Earnings vs expectations
There is no analyst consensus and no quantified management guidance in the filings — only qualitative "cautiously optimistic" commentary. Where directional guidance can be inferred, delivery has been mixed-to-poor: the 2020 plan to appoint a second franchisee "in Q4 2021" slipped multiple times before the Thailand franchisee was eventually onboarded; the 2024 pivot to consultancy promised "improved performance in H2 2025" but the H1 2025 result (£12.9k profit, down from £44.3k) shows deterioration, not improvement, and was filed six months late under FCA suspension. Pattern: chronically misses informal guideposts and self-imposed deadlines.
Conviction
Conviction: 2 (low).
Anchors (what we are sure about): the business has lost both franchisees, the balance sheet is small and largely non-cash, the listing has been suspended twice for missed deadlines, and the company has restated its revenue model. These give high conviction that this is not a normal going concern Travel & Leisure business.

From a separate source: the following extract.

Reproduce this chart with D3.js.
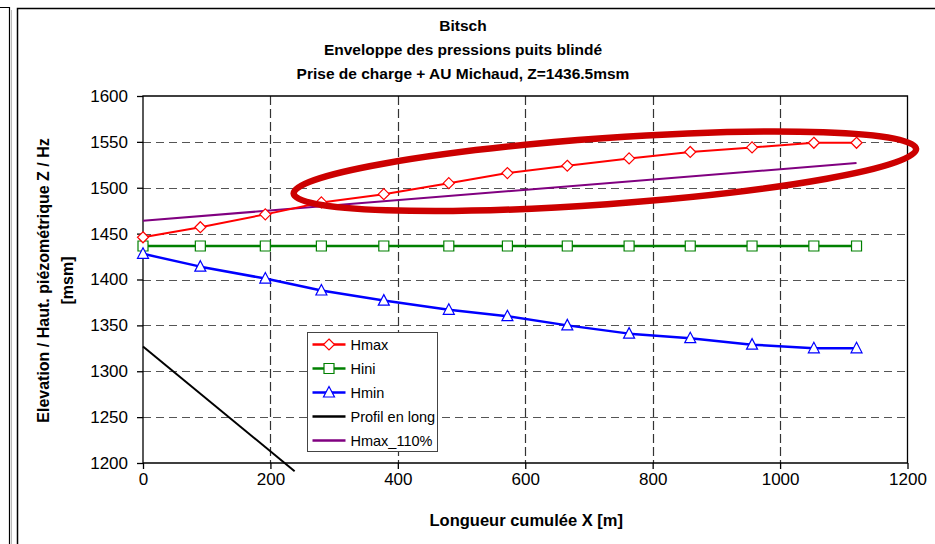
<!DOCTYPE html>
<html>
<head>
<meta charset="utf-8">
<script src="https://cdn.jsdelivr.net/npm/d3@7"></script>
<style>
  body { margin: 0; background: #fff; }
  svg { display: block; font-family: "Liberation Sans", Arial, sans-serif; }
</style>
</head>
<body>
<svg id="chart" width="935" height="544"></svg>
<script>
// Data
const xPos = [0, 90, 192, 280, 378, 480, 572, 666, 763, 859, 956, 1053, 1120];
const hmax = [1446, 1457, 1471, 1484, 1493, 1505, 1516, 1524, 1532, 1539, 1544, 1549, 1549];
const hini = [1436.5, 1436.5, 1436.5, 1436.5, 1436.5, 1436.5, 1436.5, 1436.5, 1436.5, 1436.5, 1436.5, 1436.5, 1436.5];
const hmin = [1428, 1414, 1401, 1388, 1377, 1367, 1360, 1350, 1341, 1336, 1329, 1325, 1325];
const profilX = [0, 238];
const profilY = [1327, 1191];
const h110X = [0, 1120];
const h110Y = [1464, 1527];

const xTicks = [0, 200, 400, 600, 800, 1000, 1200];
const yTicks = [1200, 1250, 1300, 1350, 1400, 1450, 1500, 1550, 1600];
const titleLines = ["Bitsch", "Enveloppe des pressions puits blindé", "Prise de charge + AU Michaud, Z=1436.5msm"];

// highlighted zone (red ellipse), centre in data units
const zoneCentre = [725, 1518];

const width = 935, height = 544;
const margin = { top: 96, right: 27.5, bottom: 81, left: 143 };

const svg = d3.select("#chart");

// outer frames
svg.append("path").attr("d", "M0,7.5H9.5V544").attr("fill", "none").attr("stroke", "#000").attr("stroke-width", 1.2);
svg.append("path").attr("d", "M11.5,10V544").attr("stroke", "#bbb").attr("stroke-width", 1);
svg.append("path").attr("d", "M17.5,544V8.5H935").attr("fill", "none").attr("stroke", "#000").attr("stroke-width", 1.5);

let x = d3.scaleLinear().domain([0, 1200]).range([margin.left, width - margin.right]);
let y = d3.scaleLinear().domain([1200, 1600]).range([height - margin.bottom, margin.top]);

// gridlines
svg.append("g").selectAll("line")
    .data(yTicks.filter(d => d > 1200 && d < 1600))
    .join("line")
    .attr("x1", x(0)).attr("x2", x(1200))
    .attr("y1", d => Math.round(y(d)) + 0.5).attr("y2", d => Math.round(y(d)) + 0.5)
    .attr("stroke", "#555").attr("stroke-width", 1.2).attr("stroke-dasharray", "8,5");

svg.append("g").selectAll("line")
    .data(xTicks.filter(d => d > 0 && d < 1200))
    .join("line")
    .attr("y1", y(1600)).attr("y2", y(1200))
    .attr("x1", d => Math.round(x(d)) + 0.5).attr("x2", d => Math.round(x(d)) + 0.5)
    .attr("stroke", "#333").attr("stroke-width", 1.2).attr("stroke-dasharray", "9,4");

// plot border
svg.append("path")
    .attr("d", `M${x(0)},${y(1200)}V${y(1600)}H${x(1200)}V${y(1200)}Z`)
    .attr("fill", "none").attr("stroke", "#000").attr("stroke-width", 1.3);

// axes
let xAxis = g => g
    .attr("transform", `translate(0, ${y(1200)})`)
    .call(d3.axisBottom(x).tickValues(xTicks).tickSize(6).tickPadding(4).tickFormat(d3.format("d")))
    .call(g => g.select(".domain").remove());
let yAxis = g => g
    .attr("transform", `translate(${x(0)}, 0)`)
    .call(d3.axisLeft(y).tickValues(yTicks).tickSize(6).tickPadding(9).tickFormat(d3.format("d")))
    .call(g => g.select(".domain").remove());

svg.append("g").call(xAxis)
    .call(g => g.selectAll("text").attr("font-size", 17).attr("fill", "#000").attr("font-family", "Liberation Sans, Arial"))
    .call(g => g.selectAll("line").attr("stroke-width", 1.3));
svg.append("g").call(yAxis)
    .call(g => g.selectAll("text").attr("font-size", 17).attr("fill", "#000").attr("font-family", "Liberation Sans, Arial"))
    .call(g => g.selectAll("line").attr("stroke-width", 1.3));

// marker shapes
const markers = {
    diamond: "M0,-5.5L5.5,0L0,5.5L-5.5,0Z",
    square: "M-5,-5H5V5H-5Z",
    triangle: "M0,-6L5.5,4.5H-5.5Z"
};

const series = [
    { name: "Hmax", xs: xPos, ys: hmax, color: "#ff0000", width: 2, marker: "diamond" },
    { name: "Hini", xs: xPos, ys: hini, color: "#008000", width: 2.5, marker: "square" },
    { name: "Hmin", xs: xPos, ys: hmin, color: "#0000ff", width: 2.5, marker: "triangle" },
    { name: "Profil en long", xs: profilX, ys: profilY, color: "#000000", width: 2, marker: null },
    { name: "Hmax_110%", xs: h110X, ys: h110Y, color: "#800080", width: 2, marker: null }
];

let line = d3.line().x(d => x(d[0])).y(d => y(d[1]));

// draw lines (purple first so red sits on top like the reference)
const drawOrder = [4, 3, 1, 2, 0];
drawOrder.forEach(i => {
    let s = series[i];
    let pts = s.xs.map((v, j) => [v, s.ys[j]]);
    svg.append("path")
        .attr("d", line(pts))
        .attr("fill", "none")
        .attr("stroke", s.color)
        .attr("stroke-width", s.width)
        .attr("stroke-linejoin", "round");
    if (s.marker) {
        svg.append("g").selectAll("path")
            .data(pts)
            .join("path")
            .attr("d", markers[s.marker])
            .attr("transform", d => `translate(${x(d[0])},${y(d[1])})`)
            .attr("fill", "#fff")
            .attr("stroke", s.color)
            .attr("stroke-width", 1.2);
    }
});

// red ellipse annotation
svg.append("ellipse")
    .attr("cx", 0).attr("cy", 0)
    .attr("rx", 312).attr("ry", 33)
    .attr("transform", `translate(${x(zoneCentre[0])},${y(zoneCentre[1])}) rotate(-4.1)`)
    .attr("fill", "none")
    .attr("stroke", "#cc0000")
    .attr("stroke-width", 6.5);

// legend
let legendG = svg.append("g").attr("transform", "translate(307.5, 332.5)");
legendG.append("rect")
    .attr("width", 130).attr("height", 119)
    .attr("fill", "#fff").attr("stroke", "#444").attr("stroke-width", 1);
series.forEach((s, i) => {
    let ly = 12 + i * 24;
    legendG.append("line")
        .attr("x1", 5).attr("x2", 38).attr("y1", ly).attr("y2", ly)
        .attr("stroke", s.color).attr("stroke-width", 2.5);
    if (s.marker) {
        legendG.append("path")
            .attr("d", markers[s.marker])
            .attr("transform", `translate(21.5,${ly})`)
            .attr("fill", "#fff").attr("stroke", s.color).attr("stroke-width", 1.2);
    }
    legendG.append("text")
        .attr("x", 43).attr("y", ly + 5)
        .attr("font-size", 14.5)
        .text(s.name);
});

// titles
let titleG = svg.append("g").attr("font-weight", "bold").attr("font-size", 15.5).attr("text-anchor", "middle");
titleLines.forEach((t, i) => {
    titleG.append("text").attr("x", 463).attr("y", 31 + i * 24).text(t);
});

svg.append("text")
    .attr("x", (x(0) + x(1200)) / 2 + 1).attr("y", 526)
    .attr("text-anchor", "middle").attr("font-weight", "bold").attr("font-size", 16.5)
    .text("Longueur cumulée X [m]");

let yTitle = svg.append("g")
    .attr("transform", `translate(0, ${(y(1200) + y(1600)) / 2 + 1}) rotate(-90)`)
    .attr("text-anchor", "middle").attr("font-weight", "bold").attr("font-size", 16);
yTitle.append("text").attr("x", 0).attr("y", 49).text("Elevation / Haut. piézométrique Z / Hz");
yTitle.append("text").attr("x", 0).attr("y", 73).text("[msm]");
</script>
</body>
</html>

Limits (what we cannot pin down): the value of the Main Market listing as an RTO vehicle is highly contingent on a third-party bidder; the recoverability of £344k of receivables is unclear (especially the £110k non-current portion newly classified at 1H 2025); and the consultancy pivot has no disclosed pipeline or contract value to model. The fair-value range is wide for a stock that is already a micro-cap, and any of those uncertainties could easily move the answer by 50%.
Driver scoring summary
This is the opposite of what the investor profile asks for: minimal AI angle, theoretical operating leverage that is now negative in practical terms, a fragile balance sheet on a going-concern basis (despite no debt), and no durable model. Overall score is very low.